Ceci étant dit, nous existons en ayant l’idée du néant. Or, concevoir le néant par l’esprit, c’est annihiler toute chose présente à soi, jusqu’à soi, de sorte qu’au paroxysme d’un tel processus, quelle que soit la réalité de départ, l’inconscience demeure l’unique reliquat qui soit jamais possible. Si bien que pour tout réduire à néant jusqu’à l’ignorance d’être soi, il faille enfin toujours créer, paradoxalement, afin de se connaître : être conscient.

Il s’ensuit que l’unique chose, qui puisse jamais être par déduction logique dans ce contexte, soit une entité d’annihilation de toute chose présente à elle-même jusqu’à sa propre inconscience : ce qui est assez logique dans la mesure où il n’y a aucune raison objective pour qu’il y ait quelque chose plutôt que rien hormis l’annihilation perpétuelle, paradoxalement, en admettant alors que l’inconscience demeure l’unique reliquat qui soit jamais possible au paroxysme d’un tel processus. 

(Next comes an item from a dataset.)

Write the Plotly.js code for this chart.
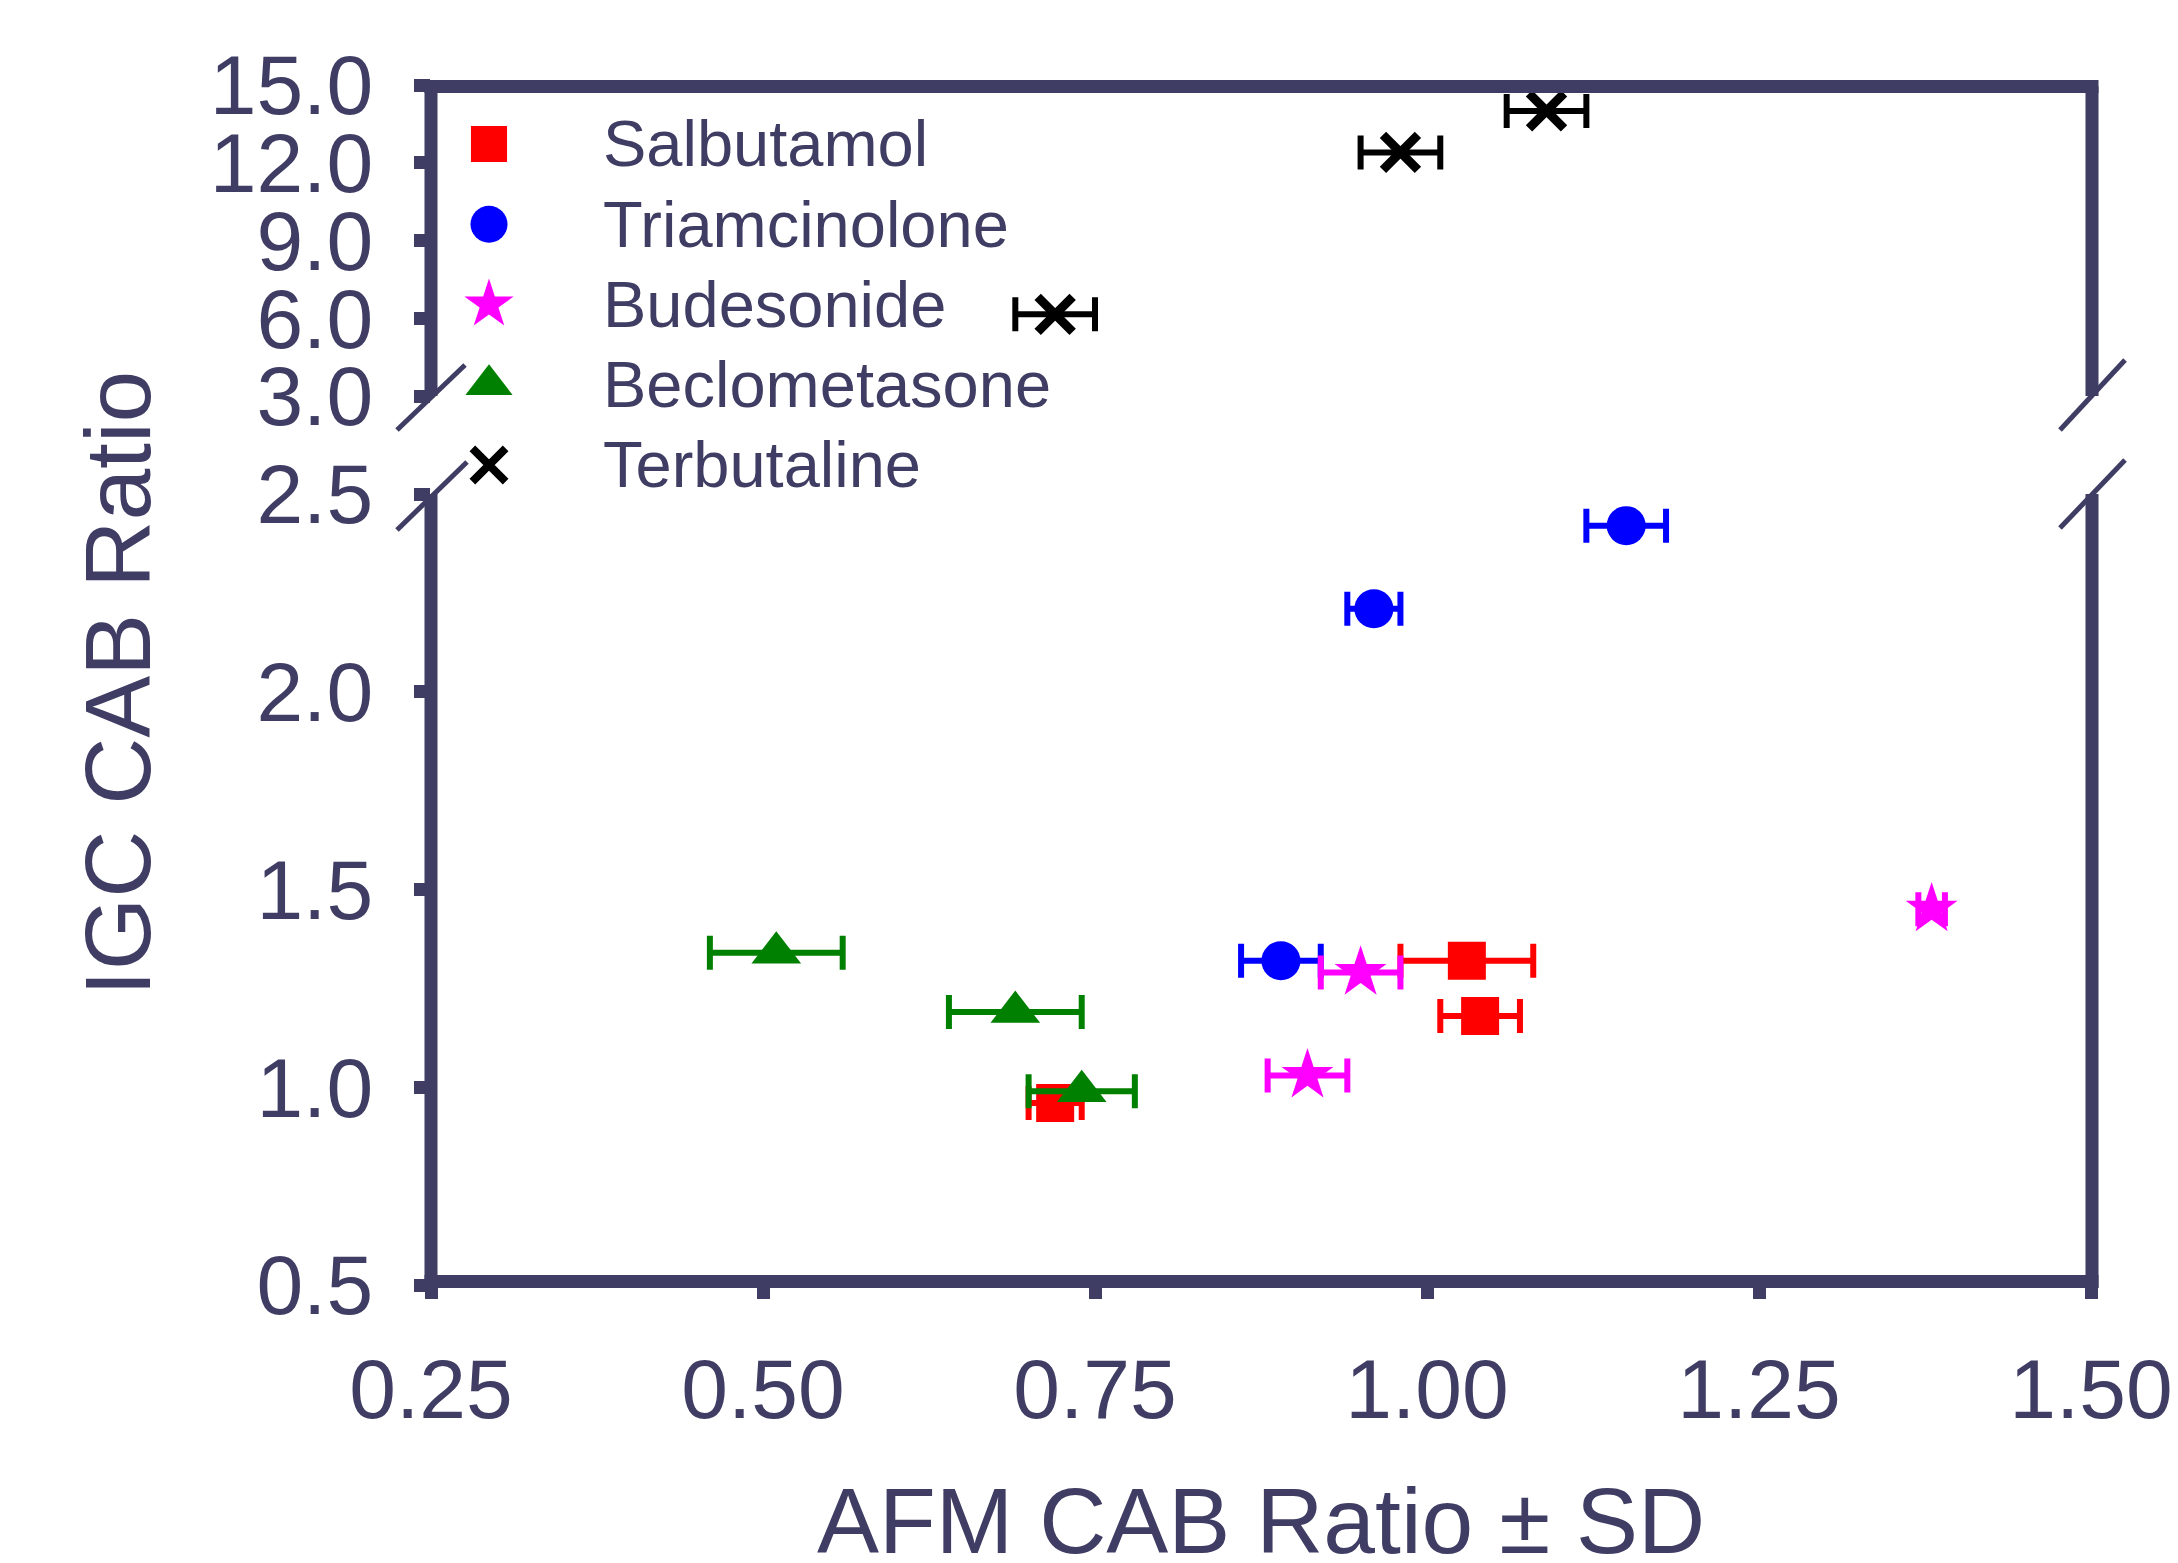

Cependant, sans mémoire de soi, rien ne saurait être accompli de façon cohérente, pas même l’annihilation, de sorte que la réalité ne serait qu’une succession d’instants parfaitement méconnaissables. Ce qui n’est pas le cas. Si bien que l’unique entité, qui puisse jamais être par déduction logique, soit finalement : La Mémoire, en tant que faculté, dont la fonction serait l’annihilation de ce qui est présent. C’est sans doute la raison pour laquelle une mémorisation sonne toujours le glas de l’instant présent puisqu’il n’est possible de garder en mémoire que ce qui a été.

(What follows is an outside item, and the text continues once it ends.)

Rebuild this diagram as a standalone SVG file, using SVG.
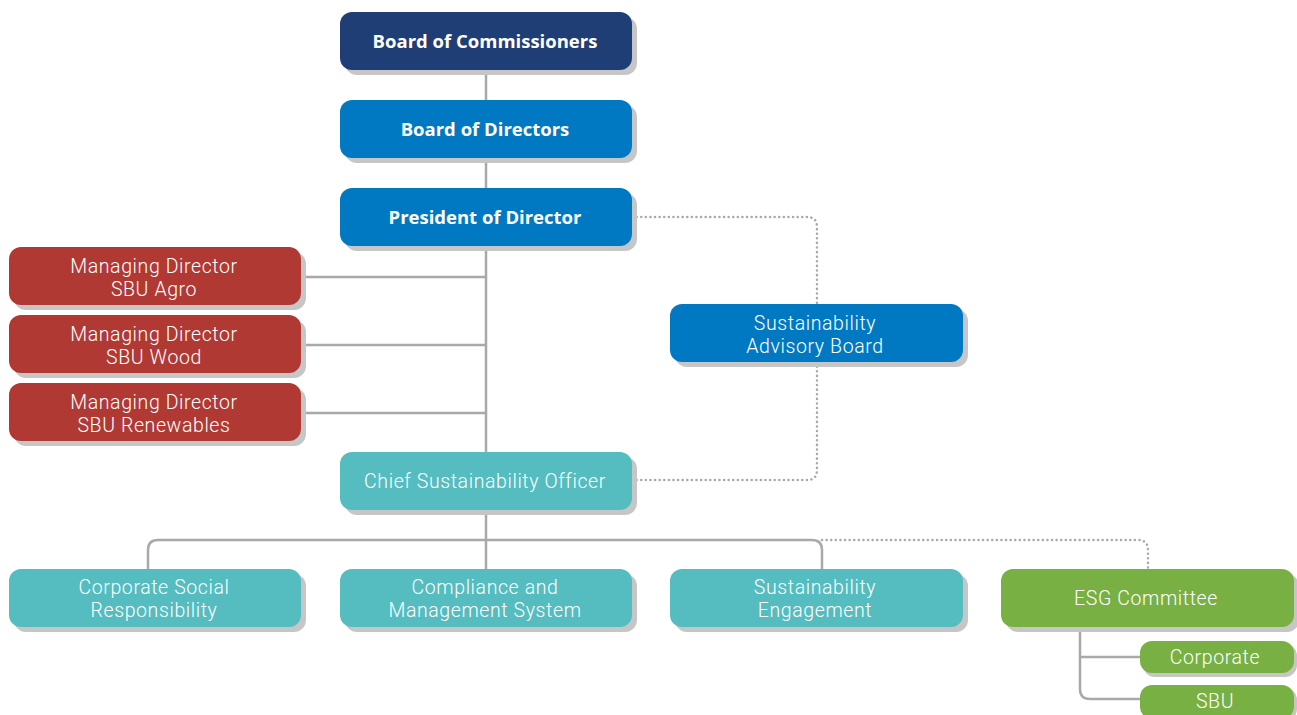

Dès lors, l’unique transition possible entre la mémoire consciente de toute chose, accessible après s’être connu, et l’ignorance d’être soi, dont la nature inconsciente serait l’état correspondant avant de se connaître, serait l’oubli frappant le souvenir de tout, lorsqu’il se risque à revenir à La Mémoire par réminiscence commune dans l’au-delà.

Mais le souvenir n’est jamais vraiment effacé par l’oubli pour n’être que momentanément perdu au sein d’un abîme inconscient le temps que le sujet conscient parvienne à émerger pour se rappeler à lui-même par la pensée à partir de rien. Tandis que La Mémoire, en tant que faculté, serait toujours par elle-même pour n’être jamais présente à soi.

In fine, la vérité ne serait donc pas si triste dès lors que l’annihilation représentât le gage d’une victoire perpétuelle de la vie sur la mort tout en épargnant La Mémoire transcendante. Bien qu’elle puisse être dure s’il faut perpétuellement juger du souvenir du soi d’un seul regard objectif après être devenu tout de manière indivisible. Afin qu’il ne restât rien, et qu’à partir de rien, il faille encore se connaître dans une boucle sans fin.